An image of Sam Altman with multiple facial expressions

Sam Altman May Control Our Future – Can He Be Trusted?

Ronan Farrow and Andrew Marantz

The New Yorker

04/06/2026

But tensions arose between Anthropic and the government. Years earlier, OpenAI had deleted from its policies a blanket ban on using its technology for “military and warfare.” Eventually, Anthropic’s rivals—including Google and xAI—agreed to provide their models to the military for “all lawful purposes.” Anthropic, whose policies bar it from enabling fully autonomous weapons or domestic mass surveillance, resisted on these points, slowing negotiations for an overhauled deal. On a Tuesday in late February, Defense Secretary Pete Hegseth summoned Amodei to the Pentagon and delivered an ultimatum: the firm had until 5:01 p.m. that Friday to abandon those prohibitions. The day before the deadline, Amodei declined to do so. Hegseth tweeted that he would designate Anthropic a “supply-chain risk”—a devastating blacklist historically reserved for companies, like Huawei, that have ties to foreign adversaries—and made good on the threat days later.

Hundreds of employees at OpenAI and Google signed an open letter titled “We Will Not Be Divided,” defending Anthropic. In an internal memo, Altman wrote that the dispute was “an issue for the whole industry,” and claimed that OpenAI shared Anthropic’s ethical boundaries. But Altman had been in negotiations with the Pentagon for at least two days. Emil Michael, the Under-Secretary of Defense for Research and Engineering, had contacted Altman as he sought replacements for Anthropic. “I needed to hurry and find alternatives,” Michael recalled. “I called Sam, and he was willing to jump. I think he’s a patriot.” Altman asked Michael, “What can I do for the country?” It appears that he already knew the answer. OpenAI lacked the security accreditation required for the classified systems in which Anthropic’s technology was embedded. But a fifty-billion-dollar deal, announced that Friday morning, integrated OpenAI’s technology into Amazon Web Services, a key part of the Pentagon’s digital infrastructure. That night, Altman announced on X that the military would now be using OpenAI’s models.

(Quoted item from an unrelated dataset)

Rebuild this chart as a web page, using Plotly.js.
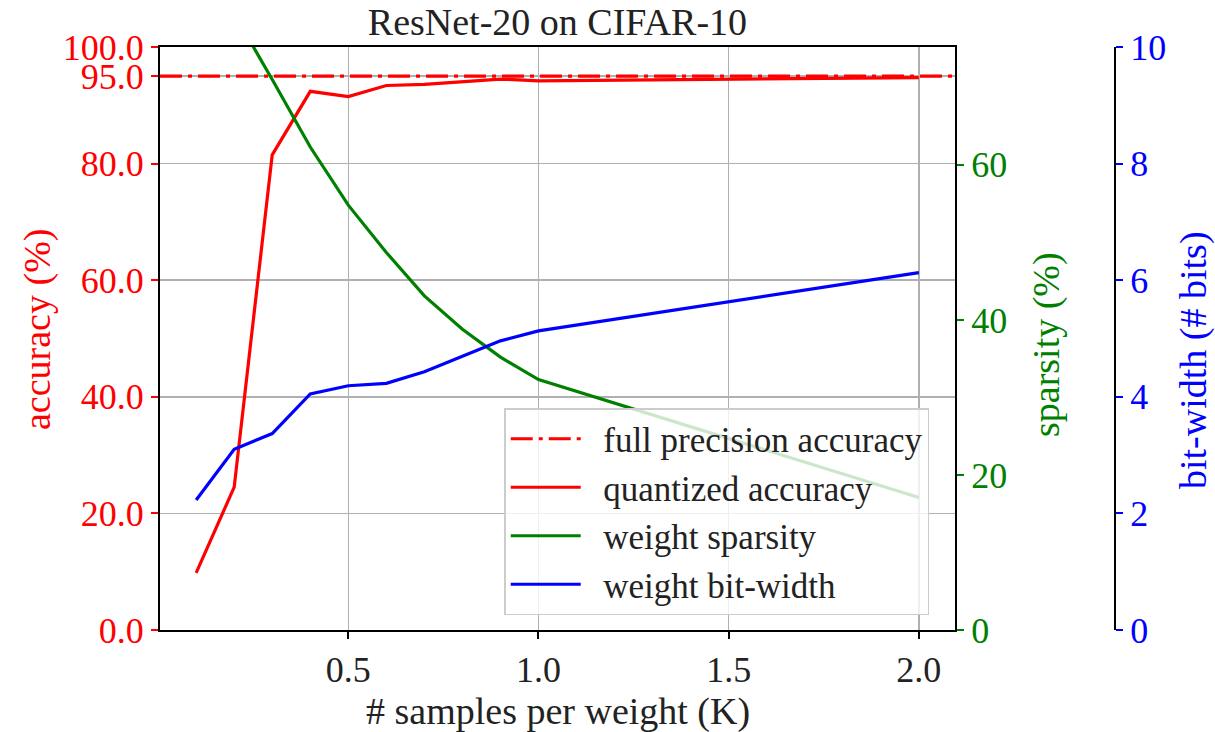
<!DOCTYPE html>
<html>
<head>
<meta charset="utf-8">
<script src="https://cdn.plot.ly/plotly-3.0.1.min.js"></script>
<style>html,body{margin:0;padding:0;background:#fff;}#chart{width:1215px;height:732px;}</style>
</head>
<body>
<div id="chart"></div>
<script>
// ---- data ----
const samplesK = [0.1, 0.2, 0.3, 0.4, 0.5, 0.6, 0.7, 0.8, 0.9, 1.0, 2.0];
const quantizedAcc = [9.8, 24.5, 81.5, 92.4, 91.5, 93.4, 93.6, 94.0, 94.5, 94.2, 94.75];
const weightSparsity = [87.0, 79.5, 71.0, 62.3, 54.8, 48.7, 43.1, 38.8, 35.2, 32.3, 17.1];
const weightBits = [2.23, 3.10, 3.37, 4.05, 4.19, 4.23, 4.43, 4.70, 4.96, 5.13, 6.13];
const fullPrecisionAcc = 95.0;
const xTicks = [0.5, 1.0, 1.5, 2.0];
const accTicks = [0, 20, 40, 60, 80, 95, 100];
const sparsityTicks = [0, 20, 40, 60];
const bitTicks = [0, 2, 4, 6, 8, 10];
const seriesNames = ['full precision accuracy', 'quantized accuracy', 'weight sparsity', 'weight bit-width'];

const xRange = [0.005, 2.095];
const FONT = '"Liberation Serif", "DejaVu Serif", serif';
const TICK_FS = 36, LABEL_FS = 38, TITLE_FS = 38, LEG_FS = 35;
const RED = '#ff0000', GREEN = '#008000', BLUE = '#0000ff';
const PAD = '\u00a0\u00a0';

const traces = [
  {x: xRange, y: [fullPrecisionAcc, fullPrecisionAcc], name: PAD + seriesNames[0], legendgroup: 'a',
   mode: 'lines', line: {color: RED, width: 3.2, dash: '22px,6px,4px,6px'}, xaxis: 'x', yaxis: 'y'},
  {x: samplesK, y: quantizedAcc, name: PAD + seriesNames[1], legendgroup: 'b',
   mode: 'lines', line: {color: RED, width: 3.2}, xaxis: 'x', yaxis: 'y'},
  {x: samplesK, y: weightSparsity, name: PAD + seriesNames[2], legendgroup: 'c',
   mode: 'lines', line: {color: GREEN, width: 3.2}, xaxis: 'x', yaxis: 'y2'},
  {x: samplesK, y: weightBits, name: PAD + seriesNames[3], legendgroup: 'd',
   mode: 'lines', line: {color: BLUE, width: 3.2}, xaxis: 'x', yaxis: 'y3'}
];

const commonAxis = {
  showline: true, linecolor: '#000', linewidth: 2, ticks: 'outside', ticklen: 7, tickwidth: 2,
  zeroline: false
};

const layout = {
  width: 1215, height: 732,
  margin: {l: 0, r: 0, t: 0, b: 0},
  paper_bgcolor: '#fff', plot_bgcolor: '#fff',
  font: {family: FONT, size: TICK_FS, color: '#000'},
  showlegend: true,
  title: {text: 'ResNet-20 on CIFAR-10', x: 0.4588, xref: 'paper', xanchor: 'center',
          y: 0.971, yref: 'paper', yanchor: 'middle', font: {family: FONT, size: TITLE_FS, color: '#222'}},
  xaxis: Object.assign({}, commonAxis, {
    domain: [0.1317, 0.786], range: xRange, tickvals: xTicks, tickformat: '.1f',
    tickcolor: '#000', tickfont: {family: FONT, size: TICK_FS, color: '#222'},
    mirror: true, showgrid: true, gridcolor: '#b0b0b0', gridwidth: 1.5
  }),
  yaxis: Object.assign({}, commonAxis, {
    domain: [0.1393, 0.9358], range: [0, 100], tickvals: accTicks, tickformat: '.1f',
    tickcolor: RED, tickfont: {family: FONT, size: TICK_FS, color: RED},
    mirror: true, showgrid: true, gridcolor: '#b0b0b0', gridwidth: 1.5
  }),
  yaxis2: Object.assign({}, commonAxis, {
    overlaying: 'y', side: 'right', anchor: 'x', range: [0, 75.2], tickvals: sparsityTicks,
    tickcolor: GREEN, tickfont: {family: FONT, size: TICK_FS, color: GREEN}, showgrid: false
  }),
  yaxis3: Object.assign({}, commonAxis, {
    overlaying: 'y', side: 'right', anchor: 'free', position: 0.9177, range: [0, 10], tickvals: bitTicks,
    tickcolor: BLUE, tickfont: {family: FONT, size: TICK_FS, color: BLUE}, showgrid: false
  }),
  legend: {
    x: 0.415, xanchor: 'left', y: 0.4426, yanchor: 'top', xref: 'paper', yref: 'paper',
    bgcolor: 'rgba(255,255,255,0.8)', bordercolor: '#cccccc', borderwidth: 1.5,
    font: {family: FONT, size: LEG_FS, color: '#222'}, tracegroupgap: 0, itemwidth: 70
  },
  annotations: [
    {text: 'accuracy (%)', xref: 'paper', yref: 'paper', x: 38/1215, y: 1 - 330/732,
     xanchor: 'center', yanchor: 'middle', textangle: -90, showarrow: false, font: {family: FONT, size: LABEL_FS, color: RED}},
    {text: 'sparsity (%)', xref: 'paper', yref: 'paper', x: 1046/1215, y: 1 - 345/732,
     xanchor: 'center', yanchor: 'middle', textangle: -90, showarrow: false, font: {family: FONT, size: LABEL_FS, color: GREEN}},
    {text: 'bit-width (# bits)', xref: 'paper', yref: 'paper', x: 1193/1215, y: 1 - 360/732,
     xanchor: 'center', yanchor: 'middle', textangle: -90, showarrow: false, font: {family: FONT, size: LABEL_FS, color: BLUE}},
    {text: '# samples per weight (K)', xref: 'x domain', yref: 'paper', x: 0.5, y: 1 - 711/732,
     xanchor: 'center', yanchor: 'middle', showarrow: false, font: {family: FONT, size: LABEL_FS, color: '#222'}}
  ]
};

Plotly.newPlot('chart', traces, layout, {displayModeBar: false, staticPlot: true});
</script>
</body>
</html>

By some measures, Altman’s maneuver has not hindered the company’s success. The day he announced the deal, a new funding round increased OpenAI’s value by a hundred and ten billion dollars. But many users deleted the ChatGPT app. At least two senior employees departed—one for Anthropic. At a staff meeting, Altman chastised employees who raised concerns. “So maybe you think the Iran strike was good and the Venezuela invasion was bad,” he said. “You don’t get to weigh in on that.”